Wesley Zahibo

Personal information
- Full name: Wesley Gbalou Zahibo
- Date of birth: 6 February 2003 (age 23)
- Place of birth: Baie-Mahault, Guadeloupe, France
- Height: 1.83 m (6 ft 0 in)
- Position: Left-back

Team information
- Current team: Le Puy

Youth career
- 2015–2022: RC Lens

Senior career*
- Years: Team / Apps / (Gls)
- 2021–2024: Lens II / 36 / (5)
- 2024–2026: Orléans II / 34 / (2)
- 2025–2026: Orléans / 1 / (0)
- 2026–: Le Puy / 0 / (0)

International career^{‡}
- 2026–: Central African Republic / 1 / (0)

= Wesley Zahibo =

Central African Republic footballer

Wesley Gbalou Zahibo (born 6 February 2003) is a footballer who plays as a left back for club Le Puy.

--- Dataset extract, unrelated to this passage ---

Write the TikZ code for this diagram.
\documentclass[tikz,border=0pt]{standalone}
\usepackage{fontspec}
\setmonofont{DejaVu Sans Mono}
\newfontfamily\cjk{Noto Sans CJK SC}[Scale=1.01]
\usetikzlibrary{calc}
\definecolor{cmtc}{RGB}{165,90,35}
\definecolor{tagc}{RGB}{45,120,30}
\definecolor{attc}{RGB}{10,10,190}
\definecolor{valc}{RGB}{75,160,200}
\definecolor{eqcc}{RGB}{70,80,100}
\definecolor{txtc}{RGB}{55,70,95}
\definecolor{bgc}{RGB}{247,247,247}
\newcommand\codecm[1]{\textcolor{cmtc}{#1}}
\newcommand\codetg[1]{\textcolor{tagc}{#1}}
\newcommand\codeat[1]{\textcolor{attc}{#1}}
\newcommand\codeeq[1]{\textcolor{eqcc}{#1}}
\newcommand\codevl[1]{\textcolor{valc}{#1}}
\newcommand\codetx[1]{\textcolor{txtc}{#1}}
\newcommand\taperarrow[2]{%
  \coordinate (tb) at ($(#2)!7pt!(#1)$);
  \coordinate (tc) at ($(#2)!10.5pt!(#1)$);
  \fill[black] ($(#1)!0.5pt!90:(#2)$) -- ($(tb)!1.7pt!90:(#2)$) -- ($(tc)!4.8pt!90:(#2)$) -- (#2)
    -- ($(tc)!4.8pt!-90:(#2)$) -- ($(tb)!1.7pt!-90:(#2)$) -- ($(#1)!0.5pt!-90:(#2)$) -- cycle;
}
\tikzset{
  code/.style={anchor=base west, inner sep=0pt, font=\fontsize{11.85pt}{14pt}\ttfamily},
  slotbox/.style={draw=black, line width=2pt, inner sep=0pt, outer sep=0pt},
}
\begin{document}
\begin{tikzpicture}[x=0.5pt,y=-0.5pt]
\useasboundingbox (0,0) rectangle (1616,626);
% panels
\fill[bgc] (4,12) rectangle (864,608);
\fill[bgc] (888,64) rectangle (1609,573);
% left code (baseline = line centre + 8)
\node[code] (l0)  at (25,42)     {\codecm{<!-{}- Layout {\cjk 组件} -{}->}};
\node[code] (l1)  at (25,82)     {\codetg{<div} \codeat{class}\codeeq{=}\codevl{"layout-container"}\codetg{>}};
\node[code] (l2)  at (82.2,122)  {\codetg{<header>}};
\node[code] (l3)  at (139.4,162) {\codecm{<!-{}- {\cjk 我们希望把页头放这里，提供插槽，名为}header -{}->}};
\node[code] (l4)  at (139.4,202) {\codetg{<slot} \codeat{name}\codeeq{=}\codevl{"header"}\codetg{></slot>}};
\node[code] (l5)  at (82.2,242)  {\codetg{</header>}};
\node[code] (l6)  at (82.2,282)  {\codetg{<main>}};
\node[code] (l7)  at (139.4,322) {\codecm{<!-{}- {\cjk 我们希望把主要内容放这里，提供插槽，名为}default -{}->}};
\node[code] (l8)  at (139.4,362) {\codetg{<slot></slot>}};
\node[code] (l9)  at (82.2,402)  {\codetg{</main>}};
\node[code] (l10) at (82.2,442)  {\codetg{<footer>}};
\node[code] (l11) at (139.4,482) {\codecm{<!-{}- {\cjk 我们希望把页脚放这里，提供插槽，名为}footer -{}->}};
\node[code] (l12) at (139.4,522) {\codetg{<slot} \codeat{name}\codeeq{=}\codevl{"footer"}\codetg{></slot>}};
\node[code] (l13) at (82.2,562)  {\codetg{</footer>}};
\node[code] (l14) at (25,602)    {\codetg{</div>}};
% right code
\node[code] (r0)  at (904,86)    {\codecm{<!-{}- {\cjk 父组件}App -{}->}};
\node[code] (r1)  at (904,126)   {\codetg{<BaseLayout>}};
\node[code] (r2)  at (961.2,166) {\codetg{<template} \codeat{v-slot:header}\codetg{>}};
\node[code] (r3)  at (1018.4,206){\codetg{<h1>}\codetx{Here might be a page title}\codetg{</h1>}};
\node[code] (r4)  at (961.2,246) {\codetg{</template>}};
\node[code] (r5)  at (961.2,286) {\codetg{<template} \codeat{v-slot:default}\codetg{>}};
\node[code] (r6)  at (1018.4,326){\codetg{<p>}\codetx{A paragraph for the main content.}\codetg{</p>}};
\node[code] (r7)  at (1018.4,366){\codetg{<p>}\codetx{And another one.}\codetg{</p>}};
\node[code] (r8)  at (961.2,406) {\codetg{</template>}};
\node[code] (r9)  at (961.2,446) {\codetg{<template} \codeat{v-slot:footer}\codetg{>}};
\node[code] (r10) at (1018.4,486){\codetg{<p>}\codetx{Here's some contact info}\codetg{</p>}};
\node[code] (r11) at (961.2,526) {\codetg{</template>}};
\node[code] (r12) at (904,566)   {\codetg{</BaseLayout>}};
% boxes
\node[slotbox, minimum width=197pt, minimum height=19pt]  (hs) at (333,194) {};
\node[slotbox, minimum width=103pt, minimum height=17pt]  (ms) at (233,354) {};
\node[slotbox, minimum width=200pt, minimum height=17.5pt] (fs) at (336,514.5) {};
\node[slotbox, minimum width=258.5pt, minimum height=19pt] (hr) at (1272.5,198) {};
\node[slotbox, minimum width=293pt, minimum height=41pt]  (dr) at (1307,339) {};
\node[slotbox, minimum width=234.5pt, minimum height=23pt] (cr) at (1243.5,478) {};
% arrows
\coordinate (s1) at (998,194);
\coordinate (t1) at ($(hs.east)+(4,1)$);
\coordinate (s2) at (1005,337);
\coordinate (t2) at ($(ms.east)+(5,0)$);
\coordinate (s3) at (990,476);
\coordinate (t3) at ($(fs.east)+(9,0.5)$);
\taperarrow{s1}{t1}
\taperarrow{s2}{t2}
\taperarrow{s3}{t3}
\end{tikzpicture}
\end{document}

Born in Guadeloupe, France, he plays for the Central African Republic national team.

==Club career==
Zahibo joined the RC Lens academy in 2015 at the age of twelve, spending nine years at the club and progressing through the youth ranks before breaking into the reserve side. His development was repeatedly interrupted by serious injuries, including a torn medial ligament in 2022 and a hamstring injury in early 2023 that kept him sidelined for almost a year. He had re-established himself as a starter in the left wing-back role in RC Lens's reserve side under coach Vincent Carlier, but was not offered a new contract at the end of the 2023–24 season.

In July 2024 he signed for US Orléans B, joining the club's reserve side in the Championnat National 3.

==International career==
Zahibo was born in France, and is of Central African and Ivorian descent. He was called up to the Central African Republic national team for the June 2026 FIFA window and made his debut on 5 June 2026, appearing in the 1–1 international friendly draw against Togo at the Stade El Bachir in Mohammédia, Morocco.